▶ _WHAT IS BEING ASKED_:
Starting at the top of the listing, extract every line up to and including the one with "from matplotlib.ticker import NullLocator". Pictures stay out of the copy.

-- begin SOURCE MATERIAL --

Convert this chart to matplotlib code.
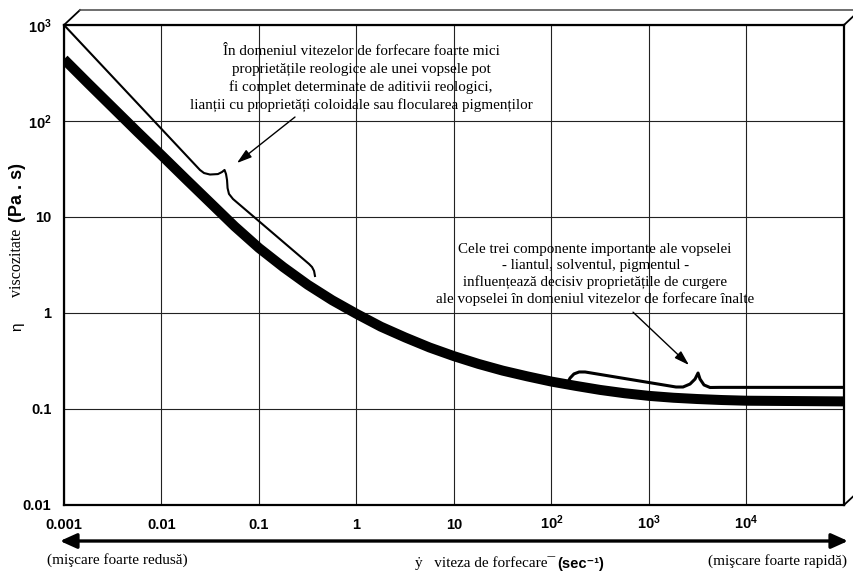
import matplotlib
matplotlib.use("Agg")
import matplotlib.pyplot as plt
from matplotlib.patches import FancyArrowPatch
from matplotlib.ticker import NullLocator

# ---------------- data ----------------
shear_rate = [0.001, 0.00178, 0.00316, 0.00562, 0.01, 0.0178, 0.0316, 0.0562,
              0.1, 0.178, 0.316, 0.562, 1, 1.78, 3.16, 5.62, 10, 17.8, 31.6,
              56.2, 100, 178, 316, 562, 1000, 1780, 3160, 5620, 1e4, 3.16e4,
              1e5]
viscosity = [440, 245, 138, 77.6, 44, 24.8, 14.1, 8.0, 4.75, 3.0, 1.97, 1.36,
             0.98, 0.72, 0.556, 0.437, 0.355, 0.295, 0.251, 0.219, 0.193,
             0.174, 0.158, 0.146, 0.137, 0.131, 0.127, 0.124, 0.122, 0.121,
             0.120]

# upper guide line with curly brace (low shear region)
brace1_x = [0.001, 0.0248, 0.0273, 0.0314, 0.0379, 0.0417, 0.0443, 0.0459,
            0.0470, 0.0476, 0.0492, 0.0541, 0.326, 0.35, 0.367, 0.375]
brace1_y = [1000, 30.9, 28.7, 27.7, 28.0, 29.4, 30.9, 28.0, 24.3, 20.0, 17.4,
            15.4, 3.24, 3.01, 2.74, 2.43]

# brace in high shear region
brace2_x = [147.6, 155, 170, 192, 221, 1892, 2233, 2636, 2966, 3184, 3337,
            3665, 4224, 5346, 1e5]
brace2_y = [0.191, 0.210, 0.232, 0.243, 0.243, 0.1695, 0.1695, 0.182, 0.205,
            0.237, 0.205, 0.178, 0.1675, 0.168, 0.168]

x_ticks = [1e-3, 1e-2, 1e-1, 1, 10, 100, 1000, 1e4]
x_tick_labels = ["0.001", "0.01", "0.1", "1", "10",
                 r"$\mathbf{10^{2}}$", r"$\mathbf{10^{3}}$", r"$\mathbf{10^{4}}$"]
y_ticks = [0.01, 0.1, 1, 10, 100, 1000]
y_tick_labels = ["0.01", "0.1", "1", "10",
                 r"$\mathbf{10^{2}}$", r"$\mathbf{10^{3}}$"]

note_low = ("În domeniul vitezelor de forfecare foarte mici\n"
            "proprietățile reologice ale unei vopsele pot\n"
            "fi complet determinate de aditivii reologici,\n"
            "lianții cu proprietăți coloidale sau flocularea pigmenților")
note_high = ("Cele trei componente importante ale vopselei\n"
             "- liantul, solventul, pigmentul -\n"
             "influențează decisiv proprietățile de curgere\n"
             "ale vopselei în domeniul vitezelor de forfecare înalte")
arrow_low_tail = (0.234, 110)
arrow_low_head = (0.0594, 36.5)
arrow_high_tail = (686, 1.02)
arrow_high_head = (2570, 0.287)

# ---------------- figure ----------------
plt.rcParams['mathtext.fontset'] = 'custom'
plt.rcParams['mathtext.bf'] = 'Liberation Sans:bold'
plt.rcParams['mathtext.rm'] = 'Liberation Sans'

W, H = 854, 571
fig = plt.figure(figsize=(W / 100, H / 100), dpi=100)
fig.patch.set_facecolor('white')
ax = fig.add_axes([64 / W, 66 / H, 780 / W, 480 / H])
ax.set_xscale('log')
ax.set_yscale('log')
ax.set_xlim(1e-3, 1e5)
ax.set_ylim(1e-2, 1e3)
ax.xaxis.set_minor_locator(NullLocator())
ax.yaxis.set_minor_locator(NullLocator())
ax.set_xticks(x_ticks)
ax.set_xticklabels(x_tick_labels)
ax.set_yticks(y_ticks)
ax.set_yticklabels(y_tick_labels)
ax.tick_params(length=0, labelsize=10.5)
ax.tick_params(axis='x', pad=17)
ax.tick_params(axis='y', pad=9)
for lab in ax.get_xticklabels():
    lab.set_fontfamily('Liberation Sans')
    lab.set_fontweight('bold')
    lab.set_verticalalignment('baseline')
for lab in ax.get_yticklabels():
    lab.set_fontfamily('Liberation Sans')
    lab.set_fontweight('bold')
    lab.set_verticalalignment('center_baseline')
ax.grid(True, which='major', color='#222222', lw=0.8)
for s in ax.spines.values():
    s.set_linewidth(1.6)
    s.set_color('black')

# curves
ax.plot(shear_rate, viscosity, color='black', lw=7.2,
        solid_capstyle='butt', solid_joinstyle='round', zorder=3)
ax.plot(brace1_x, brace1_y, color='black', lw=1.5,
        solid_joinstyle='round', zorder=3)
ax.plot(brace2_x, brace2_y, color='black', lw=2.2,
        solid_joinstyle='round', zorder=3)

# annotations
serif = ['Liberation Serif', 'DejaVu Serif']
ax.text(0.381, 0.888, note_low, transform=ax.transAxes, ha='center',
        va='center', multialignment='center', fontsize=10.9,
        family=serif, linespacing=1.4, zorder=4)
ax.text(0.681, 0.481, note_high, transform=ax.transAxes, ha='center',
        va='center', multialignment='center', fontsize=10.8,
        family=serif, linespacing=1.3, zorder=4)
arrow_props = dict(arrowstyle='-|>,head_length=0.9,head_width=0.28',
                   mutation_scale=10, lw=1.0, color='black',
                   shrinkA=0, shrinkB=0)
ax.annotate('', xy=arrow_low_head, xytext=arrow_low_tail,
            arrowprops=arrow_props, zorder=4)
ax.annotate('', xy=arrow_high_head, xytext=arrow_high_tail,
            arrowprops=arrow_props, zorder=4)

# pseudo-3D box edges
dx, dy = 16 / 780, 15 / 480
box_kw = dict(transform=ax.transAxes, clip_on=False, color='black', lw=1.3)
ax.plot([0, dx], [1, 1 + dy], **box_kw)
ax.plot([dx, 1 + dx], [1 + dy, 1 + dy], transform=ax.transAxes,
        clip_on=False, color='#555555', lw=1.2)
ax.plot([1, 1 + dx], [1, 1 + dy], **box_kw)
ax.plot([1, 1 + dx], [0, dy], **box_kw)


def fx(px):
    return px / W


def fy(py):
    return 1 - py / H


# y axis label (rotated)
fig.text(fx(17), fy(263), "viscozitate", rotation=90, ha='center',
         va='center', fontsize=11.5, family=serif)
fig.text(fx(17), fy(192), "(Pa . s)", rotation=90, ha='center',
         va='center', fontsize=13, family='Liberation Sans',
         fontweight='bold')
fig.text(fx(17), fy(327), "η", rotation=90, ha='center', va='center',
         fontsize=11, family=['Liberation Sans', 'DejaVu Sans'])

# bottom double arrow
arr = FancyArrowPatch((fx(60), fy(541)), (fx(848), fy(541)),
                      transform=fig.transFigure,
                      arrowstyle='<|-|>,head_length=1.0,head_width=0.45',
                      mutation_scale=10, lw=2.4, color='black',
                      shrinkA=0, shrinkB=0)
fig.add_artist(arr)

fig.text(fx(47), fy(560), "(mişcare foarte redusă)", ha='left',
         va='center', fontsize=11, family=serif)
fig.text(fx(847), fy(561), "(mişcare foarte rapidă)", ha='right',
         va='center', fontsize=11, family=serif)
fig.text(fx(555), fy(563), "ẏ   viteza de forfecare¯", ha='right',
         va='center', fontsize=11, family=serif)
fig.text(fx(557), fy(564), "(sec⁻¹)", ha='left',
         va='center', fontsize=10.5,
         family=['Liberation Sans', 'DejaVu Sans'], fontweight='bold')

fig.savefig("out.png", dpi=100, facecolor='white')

-- end SOURCE MATERIAL --

▶ _WRITTEN SOLUTION_:
Convert this chart to matplotlib code.
import matplotlib
matplotlib.use("Agg")
import matplotlib.pyplot as plt
from matplotlib.patches import FancyArrowPatch
from matplotlib.ticker import NullLocator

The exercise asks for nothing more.